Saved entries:
_ _ _ _ _ _ _
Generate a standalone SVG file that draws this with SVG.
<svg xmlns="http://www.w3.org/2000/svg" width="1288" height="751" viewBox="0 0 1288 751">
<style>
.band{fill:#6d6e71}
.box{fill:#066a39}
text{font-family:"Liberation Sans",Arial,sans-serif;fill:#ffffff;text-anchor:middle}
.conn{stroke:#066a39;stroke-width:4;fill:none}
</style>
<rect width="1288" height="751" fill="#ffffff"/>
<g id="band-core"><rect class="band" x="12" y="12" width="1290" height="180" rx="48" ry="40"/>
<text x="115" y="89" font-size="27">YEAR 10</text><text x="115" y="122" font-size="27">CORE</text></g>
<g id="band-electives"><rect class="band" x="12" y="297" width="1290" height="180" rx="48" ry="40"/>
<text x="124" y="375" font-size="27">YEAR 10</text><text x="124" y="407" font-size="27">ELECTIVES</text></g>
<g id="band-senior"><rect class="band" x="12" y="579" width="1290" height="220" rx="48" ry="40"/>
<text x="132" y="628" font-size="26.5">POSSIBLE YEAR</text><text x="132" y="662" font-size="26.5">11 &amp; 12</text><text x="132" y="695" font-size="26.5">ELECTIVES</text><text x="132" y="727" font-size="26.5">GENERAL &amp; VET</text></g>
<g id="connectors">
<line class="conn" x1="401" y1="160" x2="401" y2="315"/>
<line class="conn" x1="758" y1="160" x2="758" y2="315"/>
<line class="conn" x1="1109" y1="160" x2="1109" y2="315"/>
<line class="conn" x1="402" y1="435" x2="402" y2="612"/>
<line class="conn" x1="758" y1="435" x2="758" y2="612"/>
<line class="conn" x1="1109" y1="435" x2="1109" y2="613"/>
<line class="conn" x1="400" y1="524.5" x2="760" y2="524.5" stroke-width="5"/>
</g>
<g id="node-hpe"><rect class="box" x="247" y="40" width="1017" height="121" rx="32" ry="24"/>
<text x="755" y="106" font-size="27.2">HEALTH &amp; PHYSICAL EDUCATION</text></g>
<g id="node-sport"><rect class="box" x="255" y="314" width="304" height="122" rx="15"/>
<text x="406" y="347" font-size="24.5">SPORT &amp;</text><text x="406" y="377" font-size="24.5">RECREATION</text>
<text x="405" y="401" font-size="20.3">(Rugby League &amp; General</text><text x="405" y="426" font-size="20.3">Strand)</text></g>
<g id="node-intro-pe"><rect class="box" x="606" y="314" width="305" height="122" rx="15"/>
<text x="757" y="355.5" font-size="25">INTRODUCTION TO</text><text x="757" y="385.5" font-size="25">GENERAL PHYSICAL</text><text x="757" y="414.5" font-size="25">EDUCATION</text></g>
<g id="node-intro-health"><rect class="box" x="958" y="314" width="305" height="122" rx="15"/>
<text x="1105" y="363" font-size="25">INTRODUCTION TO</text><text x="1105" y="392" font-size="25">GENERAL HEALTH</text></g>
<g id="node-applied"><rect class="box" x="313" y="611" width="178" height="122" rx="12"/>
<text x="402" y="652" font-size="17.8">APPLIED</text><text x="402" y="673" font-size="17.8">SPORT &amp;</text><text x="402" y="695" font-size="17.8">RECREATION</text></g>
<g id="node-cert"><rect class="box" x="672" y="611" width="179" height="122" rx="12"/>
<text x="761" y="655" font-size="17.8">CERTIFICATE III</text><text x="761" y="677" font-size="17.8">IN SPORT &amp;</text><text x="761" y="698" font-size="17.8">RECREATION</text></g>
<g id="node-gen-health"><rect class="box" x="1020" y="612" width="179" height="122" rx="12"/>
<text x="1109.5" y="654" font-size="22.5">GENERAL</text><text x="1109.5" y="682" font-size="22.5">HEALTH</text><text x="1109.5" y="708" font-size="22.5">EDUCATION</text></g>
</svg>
_ _ _ _ _ _ _
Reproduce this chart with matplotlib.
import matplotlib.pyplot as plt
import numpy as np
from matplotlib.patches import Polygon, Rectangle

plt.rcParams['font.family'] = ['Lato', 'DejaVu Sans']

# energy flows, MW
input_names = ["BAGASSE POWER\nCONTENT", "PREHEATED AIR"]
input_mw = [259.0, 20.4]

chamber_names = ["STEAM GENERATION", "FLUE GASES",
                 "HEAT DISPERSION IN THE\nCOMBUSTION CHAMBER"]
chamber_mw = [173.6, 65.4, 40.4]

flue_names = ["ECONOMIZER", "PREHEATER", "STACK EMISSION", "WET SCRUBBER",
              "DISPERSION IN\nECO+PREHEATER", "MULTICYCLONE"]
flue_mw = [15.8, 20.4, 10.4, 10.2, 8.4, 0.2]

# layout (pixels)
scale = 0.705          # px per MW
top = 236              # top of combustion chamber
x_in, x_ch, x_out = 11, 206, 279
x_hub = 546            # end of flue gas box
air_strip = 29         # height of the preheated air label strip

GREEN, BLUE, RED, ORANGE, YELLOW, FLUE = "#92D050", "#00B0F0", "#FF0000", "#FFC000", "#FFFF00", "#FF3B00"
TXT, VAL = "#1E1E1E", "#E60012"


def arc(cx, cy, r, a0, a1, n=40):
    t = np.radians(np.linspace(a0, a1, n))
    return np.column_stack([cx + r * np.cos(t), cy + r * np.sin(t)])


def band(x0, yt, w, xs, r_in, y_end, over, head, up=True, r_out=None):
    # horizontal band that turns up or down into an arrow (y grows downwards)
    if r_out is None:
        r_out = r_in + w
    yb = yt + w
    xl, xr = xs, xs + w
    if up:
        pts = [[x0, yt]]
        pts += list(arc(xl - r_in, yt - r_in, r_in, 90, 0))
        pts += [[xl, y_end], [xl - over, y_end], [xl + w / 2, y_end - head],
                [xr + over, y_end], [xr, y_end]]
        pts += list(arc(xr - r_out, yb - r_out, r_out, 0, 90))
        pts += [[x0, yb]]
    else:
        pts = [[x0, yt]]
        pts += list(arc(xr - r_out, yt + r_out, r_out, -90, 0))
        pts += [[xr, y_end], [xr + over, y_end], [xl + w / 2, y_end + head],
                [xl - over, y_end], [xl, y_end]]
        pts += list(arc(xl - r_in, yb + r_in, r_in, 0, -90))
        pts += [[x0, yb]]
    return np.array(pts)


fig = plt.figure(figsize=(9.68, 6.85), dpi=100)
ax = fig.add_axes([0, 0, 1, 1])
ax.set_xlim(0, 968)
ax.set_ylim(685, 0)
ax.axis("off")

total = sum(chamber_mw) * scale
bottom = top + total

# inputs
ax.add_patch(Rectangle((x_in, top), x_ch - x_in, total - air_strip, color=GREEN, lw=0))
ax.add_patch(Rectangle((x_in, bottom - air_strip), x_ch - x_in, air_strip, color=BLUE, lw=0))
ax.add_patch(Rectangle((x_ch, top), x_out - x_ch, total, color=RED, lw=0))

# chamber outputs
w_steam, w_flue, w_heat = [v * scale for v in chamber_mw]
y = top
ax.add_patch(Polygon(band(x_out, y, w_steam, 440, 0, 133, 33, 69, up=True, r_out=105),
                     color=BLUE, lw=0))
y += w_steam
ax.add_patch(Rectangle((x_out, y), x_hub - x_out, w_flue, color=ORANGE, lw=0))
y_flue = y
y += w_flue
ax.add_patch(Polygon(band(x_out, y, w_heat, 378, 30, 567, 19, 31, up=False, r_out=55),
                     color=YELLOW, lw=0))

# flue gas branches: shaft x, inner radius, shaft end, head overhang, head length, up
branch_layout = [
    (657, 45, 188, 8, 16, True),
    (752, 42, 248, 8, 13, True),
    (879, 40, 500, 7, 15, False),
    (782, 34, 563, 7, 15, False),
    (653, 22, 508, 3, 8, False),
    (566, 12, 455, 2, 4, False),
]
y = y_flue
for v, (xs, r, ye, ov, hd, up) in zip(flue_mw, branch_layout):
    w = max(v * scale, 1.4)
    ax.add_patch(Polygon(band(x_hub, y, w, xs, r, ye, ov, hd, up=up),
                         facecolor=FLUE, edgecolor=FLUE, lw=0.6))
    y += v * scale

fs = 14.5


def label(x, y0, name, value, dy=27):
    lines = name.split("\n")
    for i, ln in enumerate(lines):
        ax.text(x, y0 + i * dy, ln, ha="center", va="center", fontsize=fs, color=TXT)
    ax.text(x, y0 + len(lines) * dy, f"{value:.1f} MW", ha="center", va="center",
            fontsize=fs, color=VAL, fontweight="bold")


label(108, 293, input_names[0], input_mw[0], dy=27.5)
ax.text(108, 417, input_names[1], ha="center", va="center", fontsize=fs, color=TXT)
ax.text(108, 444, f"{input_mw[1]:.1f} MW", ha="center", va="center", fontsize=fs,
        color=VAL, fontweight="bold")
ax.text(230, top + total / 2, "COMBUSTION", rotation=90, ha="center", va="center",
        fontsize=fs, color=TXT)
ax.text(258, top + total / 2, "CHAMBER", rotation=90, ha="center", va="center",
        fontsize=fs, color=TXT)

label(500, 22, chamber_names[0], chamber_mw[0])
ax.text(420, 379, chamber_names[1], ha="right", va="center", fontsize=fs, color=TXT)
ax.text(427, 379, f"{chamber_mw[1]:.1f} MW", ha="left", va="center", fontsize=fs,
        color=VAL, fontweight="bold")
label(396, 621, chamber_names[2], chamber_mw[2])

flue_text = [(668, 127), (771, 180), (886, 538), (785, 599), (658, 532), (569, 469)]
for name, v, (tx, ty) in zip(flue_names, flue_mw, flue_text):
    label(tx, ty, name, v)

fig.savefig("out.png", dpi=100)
_ _ _ _ _ _ _
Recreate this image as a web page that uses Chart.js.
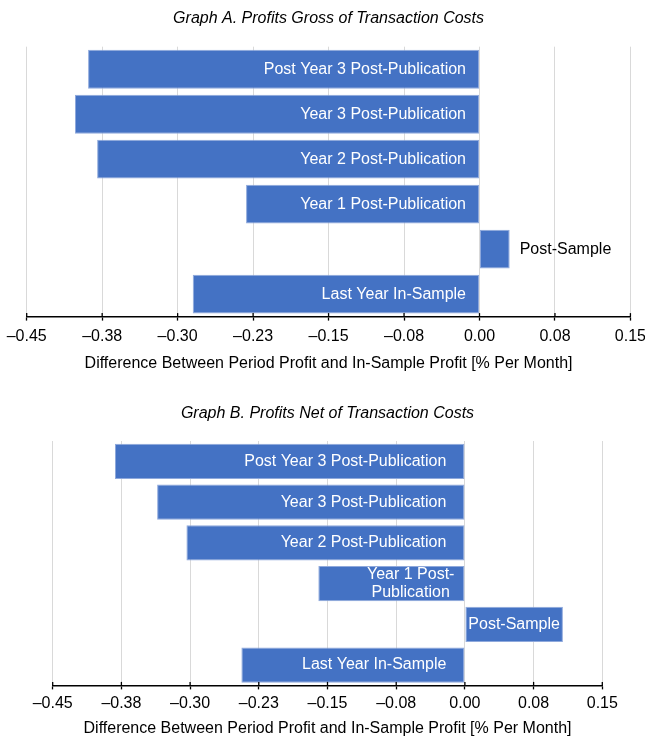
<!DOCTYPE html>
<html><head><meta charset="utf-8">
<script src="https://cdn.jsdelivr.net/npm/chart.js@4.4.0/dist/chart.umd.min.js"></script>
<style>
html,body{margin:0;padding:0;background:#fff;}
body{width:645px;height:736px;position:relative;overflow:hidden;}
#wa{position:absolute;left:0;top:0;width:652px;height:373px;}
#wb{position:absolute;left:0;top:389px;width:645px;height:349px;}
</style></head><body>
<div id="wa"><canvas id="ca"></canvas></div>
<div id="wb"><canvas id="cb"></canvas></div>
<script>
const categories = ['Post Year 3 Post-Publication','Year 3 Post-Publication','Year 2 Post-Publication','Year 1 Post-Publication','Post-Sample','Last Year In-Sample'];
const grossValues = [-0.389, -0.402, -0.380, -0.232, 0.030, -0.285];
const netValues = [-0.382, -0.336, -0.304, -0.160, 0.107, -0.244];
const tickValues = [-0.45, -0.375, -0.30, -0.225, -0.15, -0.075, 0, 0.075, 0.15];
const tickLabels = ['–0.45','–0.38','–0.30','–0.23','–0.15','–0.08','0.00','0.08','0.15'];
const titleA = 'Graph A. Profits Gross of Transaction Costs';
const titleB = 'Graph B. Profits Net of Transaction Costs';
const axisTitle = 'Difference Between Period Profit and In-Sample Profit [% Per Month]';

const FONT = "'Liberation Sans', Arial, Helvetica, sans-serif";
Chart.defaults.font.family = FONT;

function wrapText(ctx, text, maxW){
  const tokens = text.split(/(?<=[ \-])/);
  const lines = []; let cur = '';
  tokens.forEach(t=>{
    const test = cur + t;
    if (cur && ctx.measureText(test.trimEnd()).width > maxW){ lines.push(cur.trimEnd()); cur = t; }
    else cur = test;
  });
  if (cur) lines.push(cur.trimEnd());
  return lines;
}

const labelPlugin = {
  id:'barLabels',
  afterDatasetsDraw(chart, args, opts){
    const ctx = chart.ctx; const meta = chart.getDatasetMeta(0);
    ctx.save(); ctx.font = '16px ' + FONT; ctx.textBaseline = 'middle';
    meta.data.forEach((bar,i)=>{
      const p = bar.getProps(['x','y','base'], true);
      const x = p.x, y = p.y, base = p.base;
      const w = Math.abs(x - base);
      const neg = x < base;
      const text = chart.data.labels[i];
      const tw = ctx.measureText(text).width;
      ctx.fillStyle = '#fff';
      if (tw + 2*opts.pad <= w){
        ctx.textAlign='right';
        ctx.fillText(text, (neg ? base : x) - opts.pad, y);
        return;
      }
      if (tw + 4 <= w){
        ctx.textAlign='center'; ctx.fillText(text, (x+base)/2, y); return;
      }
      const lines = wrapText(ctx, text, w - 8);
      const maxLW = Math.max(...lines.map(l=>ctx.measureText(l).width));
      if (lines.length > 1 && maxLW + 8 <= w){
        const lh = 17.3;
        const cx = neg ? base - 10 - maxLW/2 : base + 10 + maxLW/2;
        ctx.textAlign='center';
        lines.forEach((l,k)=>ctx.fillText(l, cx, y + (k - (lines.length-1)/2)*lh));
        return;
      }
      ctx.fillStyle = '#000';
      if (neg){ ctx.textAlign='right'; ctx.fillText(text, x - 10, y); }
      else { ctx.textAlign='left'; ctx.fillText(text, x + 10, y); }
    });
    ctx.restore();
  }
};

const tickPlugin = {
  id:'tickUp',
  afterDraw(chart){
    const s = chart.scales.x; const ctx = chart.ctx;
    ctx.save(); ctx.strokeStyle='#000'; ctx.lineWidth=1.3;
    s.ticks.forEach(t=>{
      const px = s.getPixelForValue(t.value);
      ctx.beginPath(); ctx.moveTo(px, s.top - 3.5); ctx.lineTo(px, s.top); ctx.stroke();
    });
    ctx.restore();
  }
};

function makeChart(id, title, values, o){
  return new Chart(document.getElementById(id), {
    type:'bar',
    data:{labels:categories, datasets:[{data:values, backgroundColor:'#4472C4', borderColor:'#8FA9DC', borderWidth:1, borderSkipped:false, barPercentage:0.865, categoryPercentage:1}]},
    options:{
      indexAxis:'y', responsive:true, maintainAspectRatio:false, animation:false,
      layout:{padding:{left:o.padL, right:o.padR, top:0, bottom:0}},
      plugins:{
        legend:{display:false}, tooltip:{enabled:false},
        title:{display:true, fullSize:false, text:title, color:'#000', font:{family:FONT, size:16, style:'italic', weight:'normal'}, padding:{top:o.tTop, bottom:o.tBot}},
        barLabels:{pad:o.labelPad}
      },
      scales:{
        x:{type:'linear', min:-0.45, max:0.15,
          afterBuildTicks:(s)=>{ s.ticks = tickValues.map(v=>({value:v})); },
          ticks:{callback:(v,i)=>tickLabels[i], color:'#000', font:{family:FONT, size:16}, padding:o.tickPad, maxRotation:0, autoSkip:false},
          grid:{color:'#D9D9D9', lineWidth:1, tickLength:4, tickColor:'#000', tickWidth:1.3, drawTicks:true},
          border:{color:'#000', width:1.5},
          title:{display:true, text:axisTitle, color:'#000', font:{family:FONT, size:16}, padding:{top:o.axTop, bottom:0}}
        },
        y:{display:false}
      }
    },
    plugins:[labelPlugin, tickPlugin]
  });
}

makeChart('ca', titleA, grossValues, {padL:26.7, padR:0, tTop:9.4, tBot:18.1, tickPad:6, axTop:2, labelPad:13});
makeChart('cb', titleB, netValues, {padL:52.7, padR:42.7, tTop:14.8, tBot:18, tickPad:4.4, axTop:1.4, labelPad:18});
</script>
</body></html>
_ _ _ _ _ _ _
▶ _Task objective_
Pull out all lines of the data with the string "matplotlib".

▶ _Worked answer_
Reproduce this chart with matplotlib.
import matplotlib.pyplot as plt
from matplotlib.patches import Polygon, Rectangle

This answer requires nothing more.